● **Exercise prompt**: Locate the string "draw" throughout the material and copy every line in which it occurs.

● **Data block**:
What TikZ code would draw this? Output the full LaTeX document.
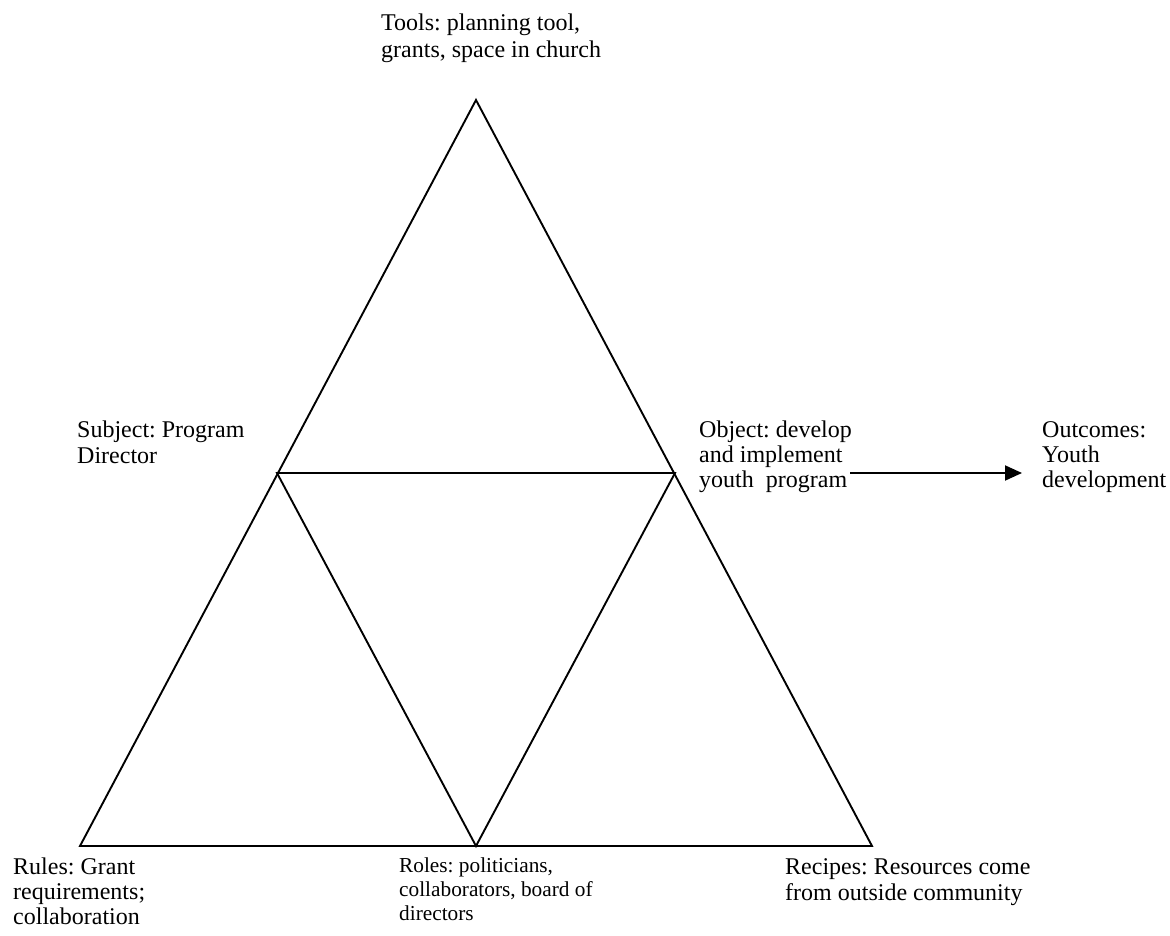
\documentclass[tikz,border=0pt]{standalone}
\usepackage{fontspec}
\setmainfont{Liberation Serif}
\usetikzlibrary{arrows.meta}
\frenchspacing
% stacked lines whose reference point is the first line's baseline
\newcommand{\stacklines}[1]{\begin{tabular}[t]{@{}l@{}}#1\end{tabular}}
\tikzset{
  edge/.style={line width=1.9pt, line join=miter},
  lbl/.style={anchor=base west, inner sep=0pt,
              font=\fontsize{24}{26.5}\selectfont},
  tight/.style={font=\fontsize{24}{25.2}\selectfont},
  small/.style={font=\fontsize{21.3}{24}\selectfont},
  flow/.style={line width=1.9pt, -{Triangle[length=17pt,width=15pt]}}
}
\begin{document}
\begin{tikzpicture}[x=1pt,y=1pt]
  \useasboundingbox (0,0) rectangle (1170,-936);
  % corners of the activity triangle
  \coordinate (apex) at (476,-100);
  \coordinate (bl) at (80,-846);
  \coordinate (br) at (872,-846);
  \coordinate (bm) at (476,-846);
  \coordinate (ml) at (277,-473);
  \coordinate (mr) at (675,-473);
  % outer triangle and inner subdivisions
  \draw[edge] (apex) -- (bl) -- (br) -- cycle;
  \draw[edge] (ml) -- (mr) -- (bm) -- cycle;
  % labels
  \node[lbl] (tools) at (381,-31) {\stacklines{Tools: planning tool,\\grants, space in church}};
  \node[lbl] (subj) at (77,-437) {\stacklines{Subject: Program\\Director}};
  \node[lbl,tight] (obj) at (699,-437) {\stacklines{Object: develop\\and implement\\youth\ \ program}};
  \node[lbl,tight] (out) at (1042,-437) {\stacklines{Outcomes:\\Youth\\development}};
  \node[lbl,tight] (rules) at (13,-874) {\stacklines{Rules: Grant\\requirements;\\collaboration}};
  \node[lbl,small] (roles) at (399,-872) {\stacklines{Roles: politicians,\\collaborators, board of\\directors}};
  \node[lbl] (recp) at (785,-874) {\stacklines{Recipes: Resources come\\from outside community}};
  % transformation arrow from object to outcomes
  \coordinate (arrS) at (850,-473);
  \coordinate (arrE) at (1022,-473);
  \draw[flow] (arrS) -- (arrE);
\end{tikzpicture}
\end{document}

● **The completed task**:
What TikZ code would draw this? Output the full LaTeX document.
  \draw[edge] (apex) -- (bl) -- (br) -- cycle;
  \draw[edge] (ml) -- (mr) -- (bm) -- cycle;
  \draw[flow] (arrS) -- (arrE);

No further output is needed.